The IPO market is a real party animal. It’s the soul of the dancefloor when things are in full swing and sulks in the corner complaining that ‘nobody’s fun anymore’ when everyone else has gone home. It looks back at 2021 with fond memories but can’t help cringing – having drunk too much punch early on, there were fun times for sure, but regrets drifted in, and the hangover lasted well into 2022.
With the music having been firmly turned off since, it’s only now that the IPO market is waking up from a doze – but how it’s faring and whether there’s even a party to go to remains to be seen.
Reluctantly moving on from the party metaphor, let’s put the IPO market of recent years in context with data.
Source: Bloomberg, Tellworth Investments, as at 20 September 2023
Source: Bloomberg, Tellworth Investments, as at 20 September 2023
It’s worth commenting that, despite the UK IPO market having been singled out as being deathly quiet of late, the trend is broadly similar in the US: 2021 was a clear peak in terms of activity and things have remained notably subdued since.
More recently there have been signs of life, however, with a rise in interest levels having been fuelled by some higher profile IPOs in the US (e.g. ARM and Instacart). Over here in the UK, whilst there have been a handful of recent listings, the rumble of enthusiasm still feels more like a gurgle – but we think the pick-up is coming.
We believe that the UK market remains an attractive place to IPO, offering a robust regulatory system balanced against relatively low costs to list. It’s worth reminding that the UK punches well above its weight as an exchange for IPOs, representing around 5% of global listings – around double its proportionate contribution to global GDP.
Furthermore, with the Treasury and Financial Conduct Authority now conducting reviews into the UK as an IPO destination, there is potential for further measures to be introduced to enhance its position.
What would it take to get the UK’s IPO market going again? We think a combination of increased risk appetite, improved liquidity and macro stability. These aspects are linked and, whilst all three have been lacking in the UK, as reflected in trough sentiment and valuations close to relative lows, we see an improving outlook from here.
Should a degree of optimism begin to translate into an improvement of flows into UK equities and rising investor demand for new listings, this should give more private companies the confidence to list and feed the process.
However, when the UK IPO market does open up again, we won’t necessarily be waiting with open arms. IPOs are a useful source of new investment ideas but not a magical route to performance – though the association with buoyant markets may rose-tint investors’ spectacles somewhat. The performance to date of recent years’ IPOs across both the UK and US should be reason enough for investors to keep their guard up.
Source: Bloomberg, Tellworth Investments, as at 20 September 2023
Obviously but crucially, all IPOs are different, and it really boils down to seeking decent companies at attractive valuations. There are many IPO success stories in the UK – Alpha Group and Watches of Switzerland being positive examples that we’ve historically invested in – but also many failures. The performance of the ‘website and warehouse’ focused IPO vintage of 2021 being a case in point on the latter.

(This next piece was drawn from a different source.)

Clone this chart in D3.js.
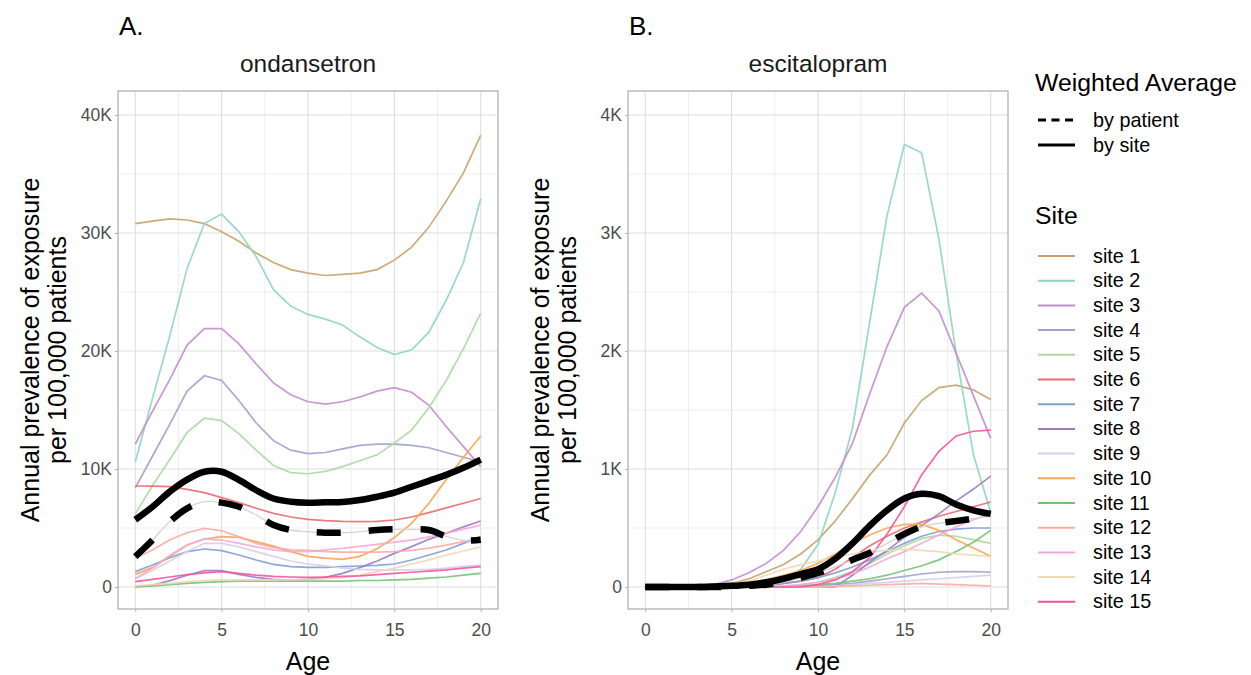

Our assessment of IPOs follows the same process we deploy for any investment being considered but preferably with the higher degree of scepticism that the lack of listed track record should require. This leads to an implicit overlay to the investment process for IPOs – let’s call it ‘why why why’ (just coined):
- Why now? – Seller motivation? Skin in the game post listing? Listing on peak financials? Dressed for sale?
- Why this business? – What’s differentiated about it? Fits with what we normally look for in companies?
- Why not everything else? – What makes it attractive vs the several hundred listed companies already available?
As always, the day job remains to find the best investment opportunities we can in the UK equity market, and we welcome the prospect of a healthier IPO market as both a sign and a symptom of investor appetite returning. In terms of the timing, we say let’s get the party started.
James Gerlis, co-manager of the TM Tellworth UK Smaller Companies fund. The views expressed above should not be taken as investment advice.